Find mouth charts somewhere. If you’re having particular trouble with some sound or other, get ahold of a book, video or computer program — or even a teacher who can draw well — that will show you in diagrams how the problem sounds are formed in your mouth. You need to see exactly where your tongue goes, what your lips should be doing, and how the air should be passing through.
And tedious as they might be, study those pronunciation sections at the beginning of your textbooks. They’re a pain, but they have important details that should help you speak more clearly.
I can’t stress enough that if you are a normal person, with a healthy vocal apparatus, you can pronounce other languages much better than you probably think. Aim for a native accent, and even if you don’t achieve it, you will at least sound much better for the effort.
Place of articulation. To wrap up this post, let’s get more specific about knowing how to configure your mouth to pronounce foreign sounds convincingly. What the mouth charts, or the verbal descriptions in foreign language textbooks, are mainly showing you is the “place of articulation”, which is what linguistics experts call the part of your mouth that your tongue is touching to make the sound.
Sometimes what seems to be obviously the same sound from one language to another, and represented by the same letter, is not quite the same. For example, a T is not a T is not a T.

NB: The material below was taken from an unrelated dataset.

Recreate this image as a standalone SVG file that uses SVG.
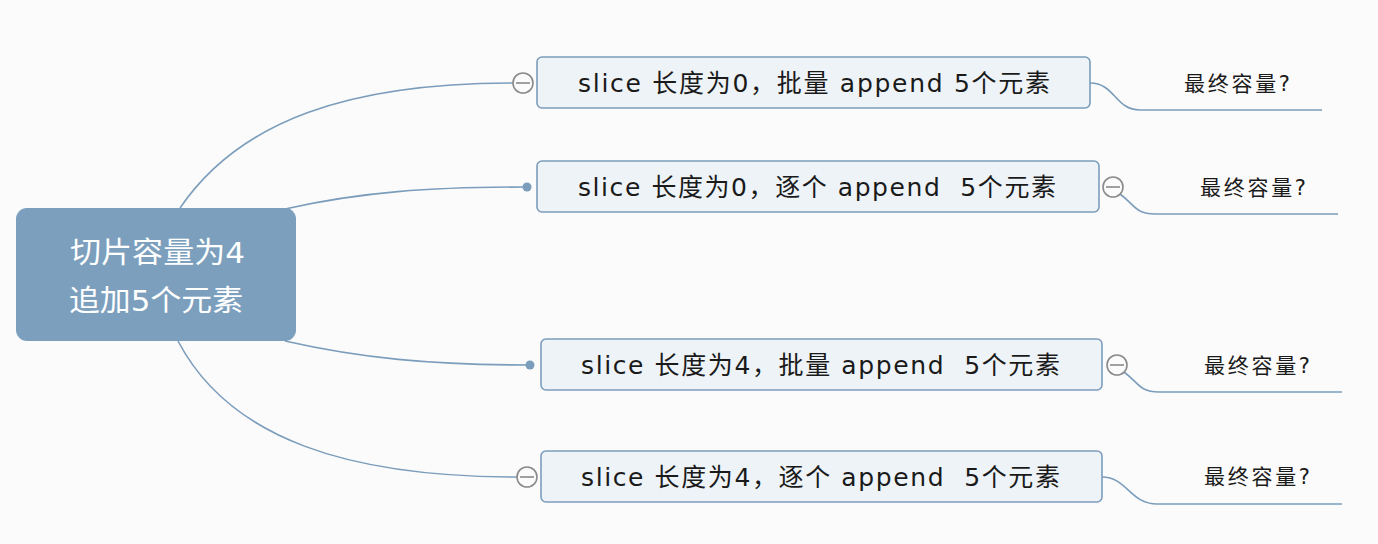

The letter T represents a different sound in English from the one it represents in Romance or Slavic languages, for one thing. English T is pronounced with the tip of the tongue against what’s called the “alveolar ridge”, which is that hard bony ridge behind your upper front teeth. Plus, at the beginnings of words or stressed syllables, a puff of air comes out right after the T, which is strong enough to actually move a piece of paper hung in front of your mouth.
However, in French or Italian or Russian, Polish and Czech, to name a few, T is pronounced with the tip of the tongue touching the upper front teeth themselves, and there’s no puff of air. You will also hear this kind of dental T in the accents of New York tough guys on TV shows, among other characters, especially the ones who are supposed to be mafiosi.
Learners who are not being super-duper observant won’t notice this difference, but once they do, and they start pronouncing T with their tongue in the right place, it makes a huge difference in how their French, Spanish, Slovak or other adopted language sounds.
Something similar applies to other speech sounds as well, so don’t skip those pronunciation chapters in the books you learn from — and realize that most online programs don’t give you the explanations of this that books will. You have to use a mix of learning methods.